— Goal —
Give the number of lines containing the word "this" and nothing more.

::::::::

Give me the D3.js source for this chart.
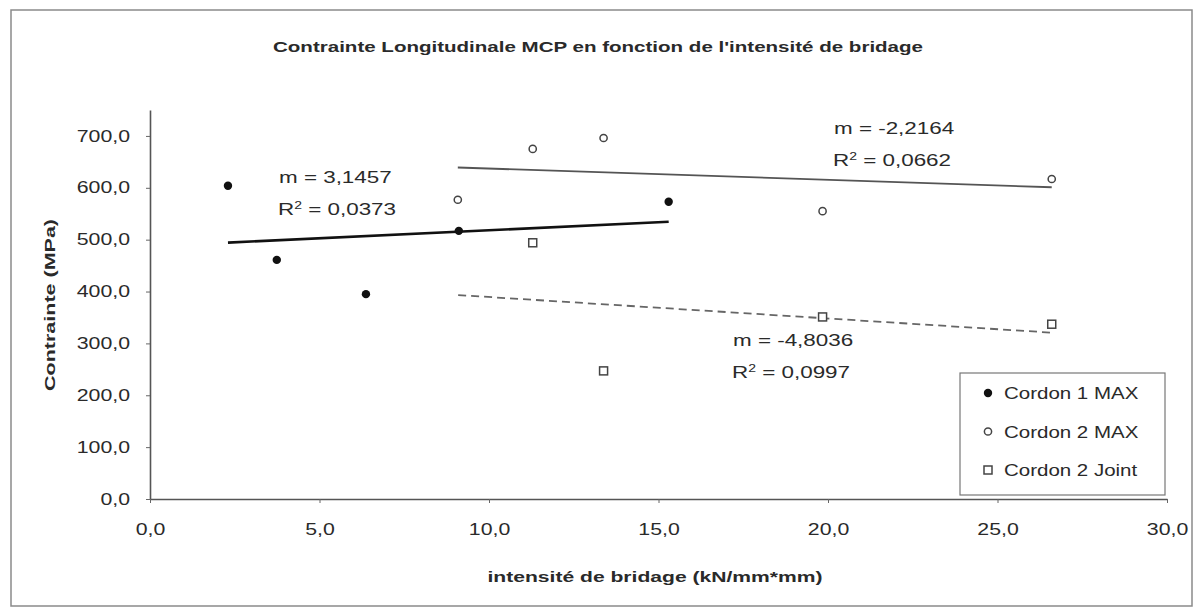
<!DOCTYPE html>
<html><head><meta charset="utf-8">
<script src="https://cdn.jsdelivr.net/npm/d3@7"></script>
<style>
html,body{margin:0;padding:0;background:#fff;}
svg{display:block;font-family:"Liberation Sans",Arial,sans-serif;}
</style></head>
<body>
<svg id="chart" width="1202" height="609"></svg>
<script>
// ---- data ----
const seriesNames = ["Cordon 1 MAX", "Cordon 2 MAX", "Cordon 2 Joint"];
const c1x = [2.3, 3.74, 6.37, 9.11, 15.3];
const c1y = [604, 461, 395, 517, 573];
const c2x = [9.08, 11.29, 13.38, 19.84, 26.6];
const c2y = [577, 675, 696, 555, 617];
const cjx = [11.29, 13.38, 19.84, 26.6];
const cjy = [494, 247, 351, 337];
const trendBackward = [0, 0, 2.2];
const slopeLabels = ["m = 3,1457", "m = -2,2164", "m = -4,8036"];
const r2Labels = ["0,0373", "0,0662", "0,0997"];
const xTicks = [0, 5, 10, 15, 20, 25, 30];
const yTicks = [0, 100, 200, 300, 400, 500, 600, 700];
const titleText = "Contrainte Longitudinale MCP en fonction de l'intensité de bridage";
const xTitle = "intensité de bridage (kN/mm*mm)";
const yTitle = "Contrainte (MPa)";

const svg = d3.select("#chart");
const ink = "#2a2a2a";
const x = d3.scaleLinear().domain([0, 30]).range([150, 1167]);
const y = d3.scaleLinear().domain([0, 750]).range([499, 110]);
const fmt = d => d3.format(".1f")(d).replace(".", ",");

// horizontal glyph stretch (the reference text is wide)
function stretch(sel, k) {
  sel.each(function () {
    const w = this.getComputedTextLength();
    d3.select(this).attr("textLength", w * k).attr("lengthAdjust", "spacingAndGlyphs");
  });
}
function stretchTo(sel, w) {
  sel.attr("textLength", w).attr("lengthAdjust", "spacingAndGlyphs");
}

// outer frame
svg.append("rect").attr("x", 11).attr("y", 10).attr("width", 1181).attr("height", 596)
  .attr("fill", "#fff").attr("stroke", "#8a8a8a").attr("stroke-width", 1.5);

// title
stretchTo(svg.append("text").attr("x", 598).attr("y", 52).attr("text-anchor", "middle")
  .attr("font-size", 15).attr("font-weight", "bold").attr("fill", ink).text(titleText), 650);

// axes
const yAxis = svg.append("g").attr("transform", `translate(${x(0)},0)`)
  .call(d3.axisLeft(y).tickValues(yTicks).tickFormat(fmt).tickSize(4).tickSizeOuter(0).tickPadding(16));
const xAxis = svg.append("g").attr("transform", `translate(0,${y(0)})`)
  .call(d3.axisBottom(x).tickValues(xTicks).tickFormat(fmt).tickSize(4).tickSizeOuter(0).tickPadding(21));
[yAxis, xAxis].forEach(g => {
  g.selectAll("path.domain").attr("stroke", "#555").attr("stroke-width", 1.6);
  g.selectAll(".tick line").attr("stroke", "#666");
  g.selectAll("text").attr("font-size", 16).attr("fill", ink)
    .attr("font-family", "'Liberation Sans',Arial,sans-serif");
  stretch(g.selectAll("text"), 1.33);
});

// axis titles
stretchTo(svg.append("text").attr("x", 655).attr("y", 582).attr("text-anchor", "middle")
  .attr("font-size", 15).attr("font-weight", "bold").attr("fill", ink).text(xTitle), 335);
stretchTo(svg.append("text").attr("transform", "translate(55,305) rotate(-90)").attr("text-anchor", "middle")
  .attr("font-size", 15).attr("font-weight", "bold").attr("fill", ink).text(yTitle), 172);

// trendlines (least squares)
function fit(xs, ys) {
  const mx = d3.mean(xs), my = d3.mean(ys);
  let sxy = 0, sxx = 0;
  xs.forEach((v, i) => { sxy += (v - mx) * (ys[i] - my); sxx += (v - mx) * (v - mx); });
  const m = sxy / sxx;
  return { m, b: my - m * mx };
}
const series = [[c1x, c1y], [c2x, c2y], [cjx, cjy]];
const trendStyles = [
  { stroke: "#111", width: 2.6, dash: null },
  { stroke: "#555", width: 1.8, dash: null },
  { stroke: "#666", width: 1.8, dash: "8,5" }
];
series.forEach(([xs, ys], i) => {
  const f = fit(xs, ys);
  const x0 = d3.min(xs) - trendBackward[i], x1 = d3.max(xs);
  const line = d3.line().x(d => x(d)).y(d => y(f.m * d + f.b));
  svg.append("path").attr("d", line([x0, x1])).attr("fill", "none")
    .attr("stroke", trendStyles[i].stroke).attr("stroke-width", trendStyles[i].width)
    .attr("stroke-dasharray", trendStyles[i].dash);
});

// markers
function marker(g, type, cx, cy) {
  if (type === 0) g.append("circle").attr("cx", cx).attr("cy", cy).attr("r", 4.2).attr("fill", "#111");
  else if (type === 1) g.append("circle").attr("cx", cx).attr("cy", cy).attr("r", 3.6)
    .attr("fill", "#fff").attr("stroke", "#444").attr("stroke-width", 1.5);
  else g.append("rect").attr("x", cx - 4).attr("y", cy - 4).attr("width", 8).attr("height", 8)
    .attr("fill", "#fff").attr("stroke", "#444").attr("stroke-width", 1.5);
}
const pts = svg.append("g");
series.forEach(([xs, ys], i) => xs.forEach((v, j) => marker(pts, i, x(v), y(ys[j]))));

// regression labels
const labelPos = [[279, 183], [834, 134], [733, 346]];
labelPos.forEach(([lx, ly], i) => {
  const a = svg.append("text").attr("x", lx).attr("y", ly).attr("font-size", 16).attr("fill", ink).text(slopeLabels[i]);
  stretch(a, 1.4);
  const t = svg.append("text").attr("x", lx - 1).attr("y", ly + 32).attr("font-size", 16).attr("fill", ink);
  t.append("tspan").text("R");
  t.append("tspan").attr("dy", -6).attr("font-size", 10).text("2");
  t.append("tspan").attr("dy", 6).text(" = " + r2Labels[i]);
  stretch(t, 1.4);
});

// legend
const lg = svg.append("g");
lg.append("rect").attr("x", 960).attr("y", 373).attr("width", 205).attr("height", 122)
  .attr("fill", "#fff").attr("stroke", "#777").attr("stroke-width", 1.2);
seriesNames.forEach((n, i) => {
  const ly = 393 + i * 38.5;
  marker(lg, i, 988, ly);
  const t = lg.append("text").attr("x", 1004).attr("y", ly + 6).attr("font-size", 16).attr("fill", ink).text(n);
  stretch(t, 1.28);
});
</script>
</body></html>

::::::::

— The completed task —
3